Signal continental et attractivité des capitaux
La CEMAC évalue qu’un cinquième de sa demande en électricité pourrait être assuré par les cargos de LNG congolais, si les interconnexions avancent. Abuja et Rabat suivent également le dossier, dans la perspective d’une dorsale gazière ouest-africaine.
Pour les analystes, la rapidité d’exécution constitue un argument décisif face aux plateformes d’Australie ou du Qatar. Fitch Solutions estime que la prime-pays sur le Congo s’est déjà réduite de 30 points de base depuis l’annonce de la phase 2.
Scénarios à dix ans pour le gaz congolais
Le scénario haut table sur l’ajout d’une troisième unité flottante à l’horizon 2030, portant la production au-delà de 6 mtpa, tout en alimentant deux centrales à cycle combiné dans le corridor Pointe-Noire—Brazzaville.
Dans une trajectoire intermédiaire, le pays viserait surtout la substitution de diesel importé dans le transport et la pétrochimie régionale. Un tel choix améliorerait la balance commerciale sans accroître significativement les volumes exportés, mais requerrait de nouveaux investissements dans le réseau domestique.
Et après ? Les défis de la durabilité
La question carbone reste cruciale. Eni prévoit un système de captage et réinjection de CO2 dès 2027, profitant de réservoirs déplétés du permis Marine VI. Les ONG locales demandent un suivi indépendant pour garantir la transparence des données d’émission.
Sur le volet sociétal, un fonds de développement communautaire de 100 millions de dollars doit financer écoles, dispensaires et pistes rurales dans le Kouilou. Le ministère des Hydrocarbures assure que les décaissements seront publiés trimestriellement sur le portail ITIE national.
Contexte
Découvert en 2009, le champ Marine XII couvre 571 km² au large de Pointe-Noire. Il délivre déjà du gaz associé à l’industrie pétrolière et alimente la centrale électrique du Congo à Djeno, réduisant les délestages pour la zone économique spéciale.

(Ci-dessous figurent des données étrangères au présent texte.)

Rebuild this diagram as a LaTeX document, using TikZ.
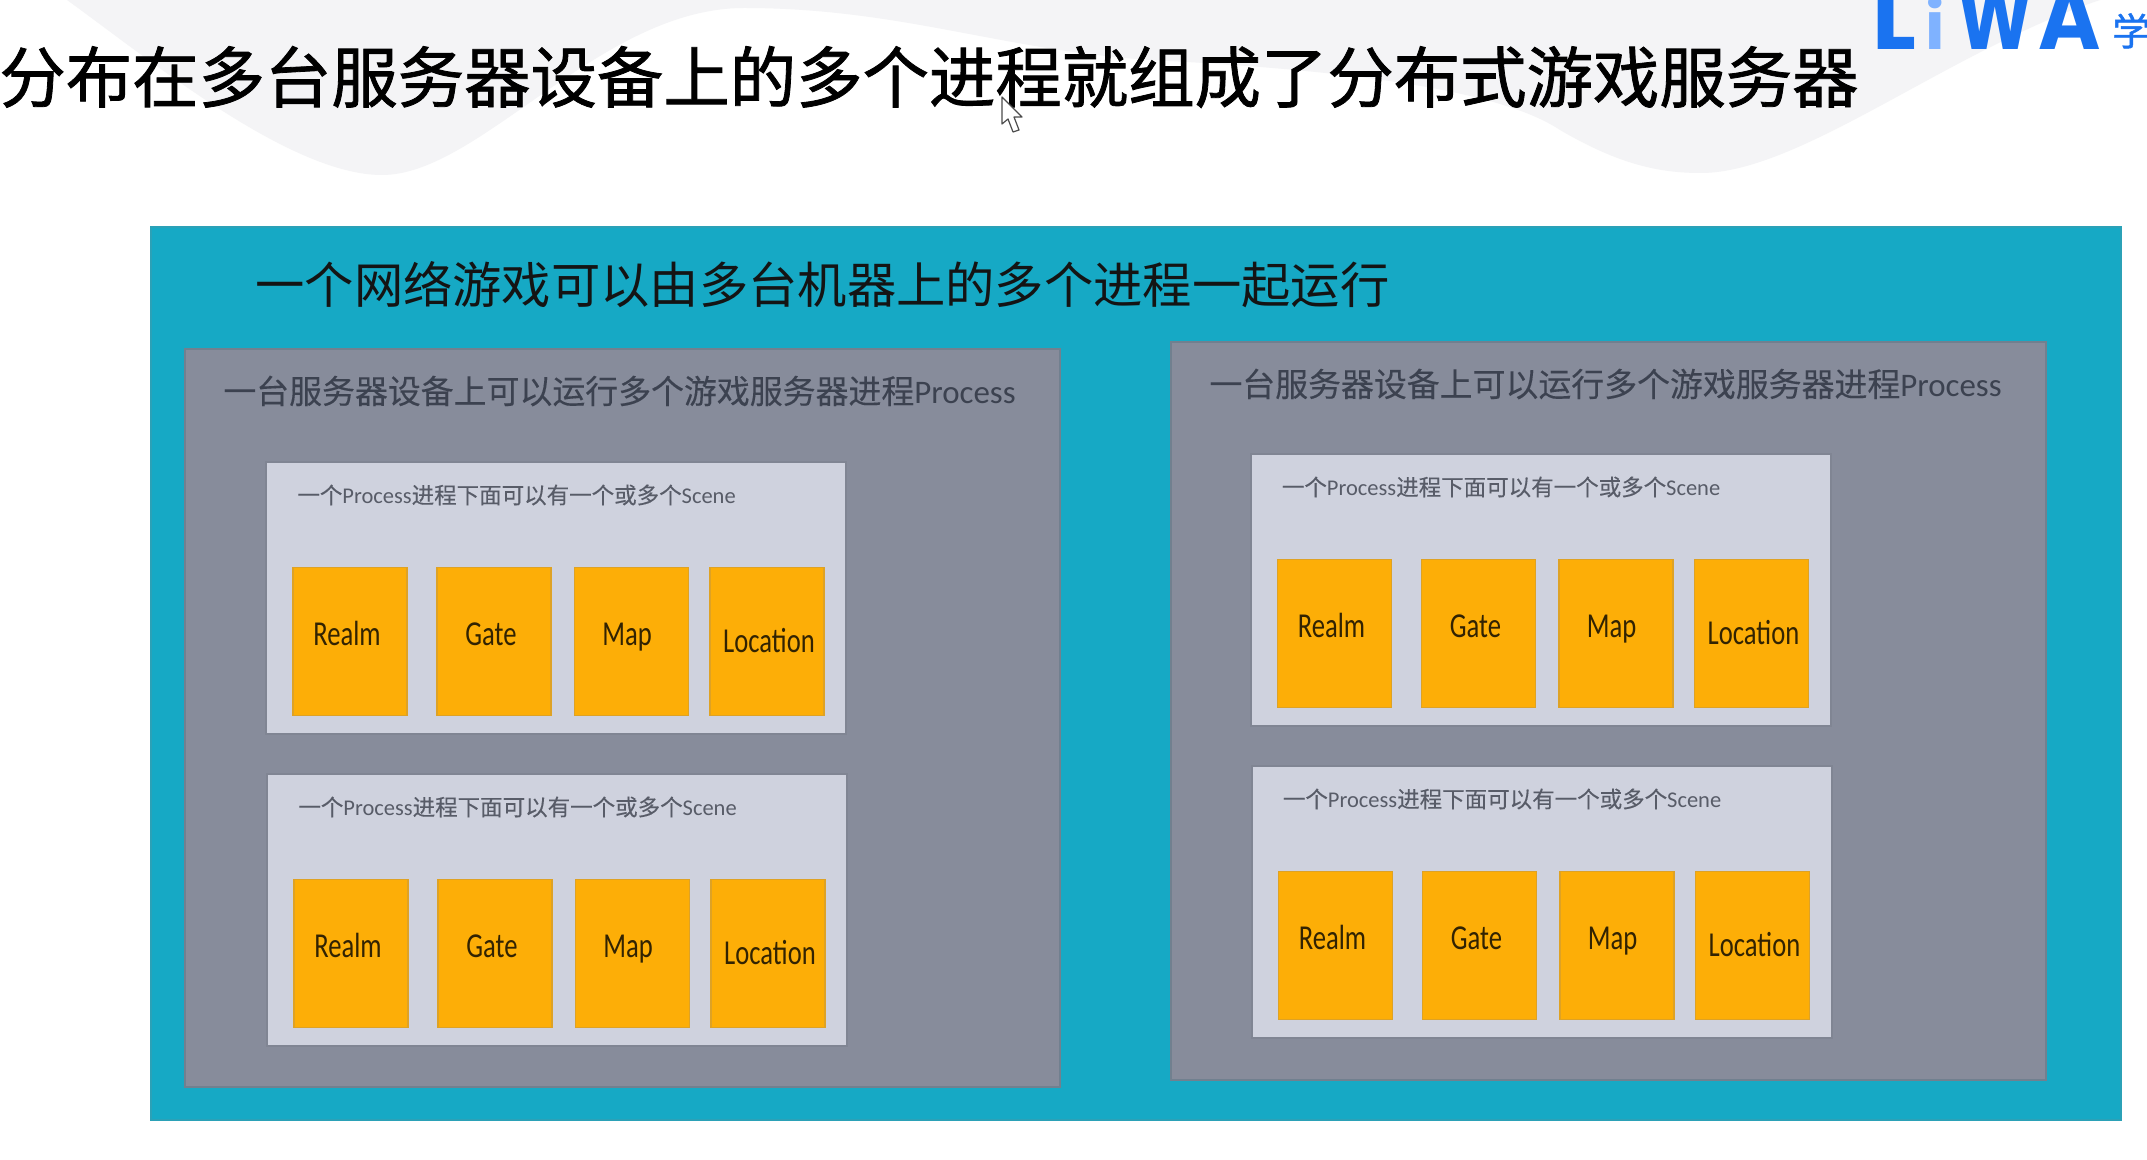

Le partenariat public-privé associe l’État congolais (participation de 15 %), Eni (65 %) et des partenaires asiatiques. Les accords fiscaux prévoient une redevance progressive basée sur le prix du Brent, un schéma jugé équilibré par plusieurs économistes de la CEMAC.
Le point juridique/éco
L’entrée en production de la phase 2 s’appuie sur la loi portant Code des hydrocarbures de 2016, qui exige 30 % de contenu local et un partage de risque environnemental entre opérateur et État. Peu de pays africains disposent encore d’un texte aussi précis.
Le régime fiscal, plafonné à 25 % d’impôt sur les sociétés pour les activités gazières, reste compétitif dans la région. Les exonérations douanières sur les équipements FLNG, limitées à dix ans, ont été adossées à une clause de transfert technologique obligatoire.
Innovation technologique et numérique
La plateforme embarque un jumeau numérique qui modélise en temps réel pression, température et composition du gaz, permettant une maintenance prédictive. Les données remontent au centre de contrôle de Pointe-Noire via un réseau 5G privé, première installation industrielle de ce type au Congo.
Le ministère des Postes, des Télécommunications et de l’Économie numérique envisage de tirer parti de ces infrastructures pour étendre la connectivité côtière. Des start-up locales testent déjà des applications de supervision énergétique basées sur les flux anonymisés du jumeau numérique.
Vers un standard africain
Congo LNG démontre qu’un cadre clair, une gouvernance stable et des partenariats alignés peuvent livrer des projets complexes en un temps record. En capitalisant sur ce succès, Brazzaville consolide sa position de hub gazier et offre au continent un standard réplicable.